This could totally be a blog post about how insanely tired I feel right now, and how between staying up late writing night after night, and babies spitting their dummies out (literally) at 4.45am, and the “summer” (lol) holidays, I am just wrecked and would love nothing more to check myself into a house that existed solely for it’s residents to simply sleep their days and nights away until refreshed.
But…it’s not. At all. This is my (admittedly rather belated) review of June’s Re-Read, which was, as the title suggests- The House of Sleep by Jonathan Coe.
This is a book that I got in a swap a very long time ago, and it came with bite marks in the cover, yellowed pages, and absolutely no pre-conceived notions whatsoever. I had no idea what it was about, which I am increasingly finding is my favourite way to approach a new book, as the more hype that surrounds something, the more pressure there is to enjoy it, and the more disappointing it is when you (or rather I) don’t.
The House of Sleep is literary fiction, but unlike a lot of books that fall under that umbrella, I would say it’s a pretty easy read, which is obviously a totally subjective observation but I just mean that I didn’t feel like I had to be reading it in a certain frame of mind in a quiet room to really grasp the language or appreciate the story.
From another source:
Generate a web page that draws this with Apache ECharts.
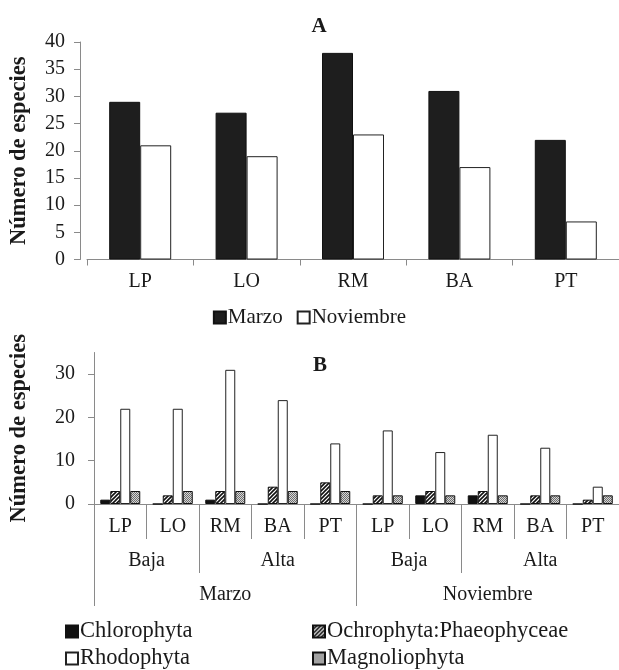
<!DOCTYPE html>
<html>
<head>
<meta charset="utf-8">
<script src="https://cdn.jsdelivr.net/npm/echarts@6/dist/echarts.min.js"></script>
<style>
  html, body { margin: 0; padding: 0; background: #fff; }
  #chart { width: 619px; height: 670px; }
</style>
</head>
<body>
<div id="chart"></div>
<script>
// Panel A: species count per site and month
const sitesA = ['LP', 'LO', 'RM', 'BA', 'PT'];
const marzoA = [29, 27, 38, 31, 22];
const noviembreA = [21, 19, 23, 17, 7];
const yTicksA = [0, 5, 10, 15, 20, 25, 30, 35, 40];

// Panel B: species per phylum, site, tide level and month
const sitesB = ['LP', 'LO', 'RM', 'BA', 'PT', 'LP', 'LO', 'RM', 'BA', 'PT'];
const tideLabels = ['Baja', 'Alta', 'Baja', 'Alta'];
const tideCenters = [1, 3.5, 6, 8.5];
const tideBounds = [0, 2, 5, 7];
const monthLabels = ['Marzo', 'Noviembre'];
const monthCenters = [2.5, 7.5];
const monthBounds = [0, 5];
const chlorophyta = [1, 0, 1, 0, 0, 0, 2, 2, 0, 0];
const ochrophyta = [3, 2, 3, 4, 5, 2, 3, 3, 2, 1];
const rhodophyta = [22, 22, 31, 24, 14, 17, 12, 16, 13, 4];
const magnoliophyta = [3, 3, 3, 3, 3, 2, 2, 2, 2, 2];
const yTicksB = [0, 10, 20, 30];

const FONT = '"Liberation Serif", "Times New Roman", serif';
const AXIS_GRAY = '#8a8a8a';
const TEXT = '#1a1a1a';

// Fill patterns for the hatched and stippled bars
function hatchPattern() {
  const c = document.createElement('canvas');
  c.width = 4; c.height = 4;
  const g = c.getContext('2d');
  g.fillStyle = '#fff'; g.fillRect(0, 0, 4, 4);
  g.strokeStyle = '#111'; g.lineWidth = 1.6;
  g.beginPath();
  g.moveTo(-1, 5); g.lineTo(5, -1);
  g.moveTo(-3, 3); g.lineTo(3, -3);
  g.moveTo(1, 7); g.lineTo(7, 1);
  g.stroke();
  return c;
}
function stipplePattern() {
  const c = document.createElement('canvas');
  c.width = 2; c.height = 2;
  const g = c.getContext('2d');
  g.fillStyle = '#d6d6d6'; g.fillRect(0, 0, 2, 2);
  g.fillStyle = '#6e6e6e'; g.fillRect(0, 0, 1, 1); g.fillRect(1, 1, 1, 1);
  return c;
}

const chart = echarts.init(document.getElementById('chart'), null, { renderer: 'canvas' });

const baseY0A = 259.5, topA = 42;
const topB = 352.5, baseY0B = 504;

const labelStyle = { fontFamily: FONT, fontSize: 20, color: TEXT };
const legendTextA = { fontFamily: FONT, fontSize: 21, color: TEXT, padding: [0, 0, 0, -3] };
const legendTextB = { fontFamily: FONT, fontSize: 22.5, color: TEXT, padding: [0, 0, 0, -3] };
const nameStyle = { fontFamily: FONT, fontWeight: 'bold', fontSize: 22.5, color: TEXT };

function legendAt(name, left, top) {
  return { data: [name], left: left, top: top, icon: 'rect',
    itemWidth: 12, itemHeight: 12, textStyle: legendTextB };
}

const option = {
  backgroundColor: '#fff',
  animation: false,
  title: [
    { text: 'A', left: 314, top: 11, textAlign: 'center',
      textStyle: { fontFamily: FONT, fontWeight: 'bold', fontSize: 21, color: TEXT } },
    { text: 'B', left: 315, top: 350, textAlign: 'center',
      textStyle: { fontFamily: FONT, fontWeight: 'bold', fontSize: 21, color: TEXT } }
  ],
  legend: [
    { data: ['Marzo', 'Noviembre'], left: 'center', top: 302, orient: 'horizontal',
      icon: 'rect', itemWidth: 12, itemHeight: 12, itemGap: 14, textStyle: legendTextA },
    legendAt('Chlorophyta', 60, 615),
    legendAt('Rhodophyta', 60, 642),
    legendAt('Ochrophyta:Phaeophyceae', 307, 615),
    legendAt('Magnoliophyta', 307, 642)
  ],
  grid: [
    { left: 79, width: 546, top: topA, height: baseY0A - topA, containLabel: false },
    { left: 86, width: 538, top: topB, height: baseY0B - topB, containLabel: false }
  ],
  xAxis: [
    { type: 'category', gridIndex: 0, data: sitesA,
      axisLine: { lineStyle: { color: AXIS_GRAY, width: 1 } },
      axisTick: { show: true, interval: 0, length: 6, lineStyle: { color: AXIS_GRAY } },
      axisLabel: Object.assign({ margin: 12, interval: 0 }, labelStyle) },
    // site row
    { type: 'category', gridIndex: 1, data: sitesB,
      axisLine: { lineStyle: { color: AXIS_GRAY, width: 1 } },
      axisTick: { show: true, interval: 0, length: 35, lineStyle: { color: AXIS_GRAY } },
      axisLabel: Object.assign({ margin: 13, interval: 0 }, labelStyle) },
    // tide row
    { type: 'value', gridIndex: 1, min: 0, max: 10, position: 'bottom', offset: 35,
      axisLine: { show: false }, splitLine: { show: false },
      axisTick: { show: true, customValues: tideBounds, length: 34, lineStyle: { color: AXIS_GRAY } },
      axisLabel: Object.assign({ margin: 12, customValues: tideCenters,
        formatter: v => tideLabels[tideCenters.indexOf(v)] }, labelStyle) },
    // month row
    { type: 'value', gridIndex: 1, min: 0, max: 10, position: 'bottom', offset: 69,
      axisLine: { show: false }, splitLine: { show: false },
      axisTick: { show: true, customValues: monthBounds, length: 33, lineStyle: { color: AXIS_GRAY } },
      axisLabel: Object.assign({ margin: 12, customValues: monthCenters,
        formatter: v => monthLabels[monthCenters.indexOf(v)] }, labelStyle) }
  ],
  yAxis: [
    // value axis of panel A, drawn slightly left of the first category
    { type: 'value', gridIndex: 0, min: 0, max: 40, interval: 5, offset: 7,
      name: 'Número de especies', nameLocation: 'middle', nameGap: 49,
      nameTextStyle: nameStyle,
      axisLine: { show: true, lineStyle: { color: AXIS_GRAY, width: 1 } },
      axisTick: { show: true, length: 6, lineStyle: { color: AXIS_GRAY } },
      splitLine: { show: false },
      axisLabel: Object.assign({ margin: 15, customValues: yTicksA }, labelStyle) },
    { type: 'value', gridIndex: 1, min: 0, max: 35,
      name: 'Número de especies', nameLocation: 'middle', nameGap: 63,
      nameTextStyle: nameStyle,
      axisLine: { show: true, lineStyle: { color: AXIS_GRAY, width: 1 } },
      axisTick: { show: true, length: 6, customValues: yTicksB, lineStyle: { color: AXIS_GRAY } },
      splitLine: { show: false },
      axisLabel: Object.assign({ margin: 19, customValues: yTicksB }, labelStyle) },
    // joins the panel A baseline to its value axis
    { type: 'value', gridIndex: 0, min: 0, max: 40, offset: 0,
      axisLine: { show: false }, axisLabel: { show: false }, splitLine: { show: false },
      axisTick: { show: true, length: 7, customValues: [0], lineStyle: { color: AXIS_GRAY } } }
  ],
  series: [
    { name: 'Marzo', type: 'bar', xAxisIndex: 0, yAxisIndex: 0, data: marzoA,
      barWidth: 31, barGap: '0%',
      itemStyle: { color: '#1e1e1e', borderColor: '#111', borderWidth: 1 } },
    { name: 'Noviembre', type: 'bar', xAxisIndex: 0, yAxisIndex: 0, data: noviembreA,
      barWidth: 31, barGap: '0%',
      itemStyle: { color: '#fff', borderColor: '#222', borderWidth: 1 } },
    { name: 'Chlorophyta', type: 'bar', xAxisIndex: 1, yAxisIndex: 1, data: chlorophyta,
      barWidth: 10, barGap: '0%',
      itemStyle: { color: '#111', borderColor: '#111', borderWidth: 1 } },
    { name: 'Ochrophyta:Phaeophyceae', type: 'bar', xAxisIndex: 1, yAxisIndex: 1, data: ochrophyta,
      barWidth: 10, barGap: '0%',
      itemStyle: { color: { image: hatchPattern(), repeat: 'repeat' }, borderColor: '#111', borderWidth: 1 } },
    { name: 'Rhodophyta', type: 'bar', xAxisIndex: 1, yAxisIndex: 1, data: rhodophyta,
      barWidth: 10, barGap: '0%',
      itemStyle: { color: '#fff', borderColor: '#222', borderWidth: 1 } },
    { name: 'Magnoliophyta', type: 'bar', xAxisIndex: 1, yAxisIndex: 1, data: magnoliophyta,
      barWidth: 10, barGap: '0%',
      itemStyle: { color: { image: stipplePattern(), repeat: 'repeat' }, borderColor: '#111', borderWidth: 1 } }
  ]
};

chart.setOption(option);
</script>
</body>
</html>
The story centers around a group of main characters- Sarah, Robert, Terry and Gregory, but more specifically around a house- Ashdown, which for some of the book is owned by the university and houses students, and later is being used as a private sleep clinic. Sleep, and sleep disorders obviously feature heavily (the clue being in the title and all) as does sexuality and gender. I’m hesitant to give away too many spoilers but I will say that one of the characters is transgender, and that a decade ago when I first read the book (and almost a decade before that, when it was first published) that was probably quite a big deal. It certainly was for me reading it anyway, as it was doubtless the first time I’d encountered a main character that wasn’t cisgender- long before I even knew what cisgender meant.
Coming back to it again a couple of months ago I wondered if the knowledge and awareness I’d gained since first reading it would give me a different perspective, especially regarding the sexuality and gender aspects of the story, and to a certain extent it did. I wondered about some of the decisions the author made and found myself engaging with the story in a different- more critical- way, but overall I still enjoyed the way it was written, and the weaving together of the different personal stories across place and time. For me this isn’t one of those books that you stay up all night to finish, but one that you pick up and put down each night before bed for a week or so, and rather than being blown-away by it, it leaves you with a lingering sense of something.
July’s re-read should have been The Spider Truces but I got sidetracked (again). The good news being that I have read some other really fantastic books instead, the bad news being that it means I am getting a bit behind and should probably try to exert more self-control (Ha! Hahahahaha).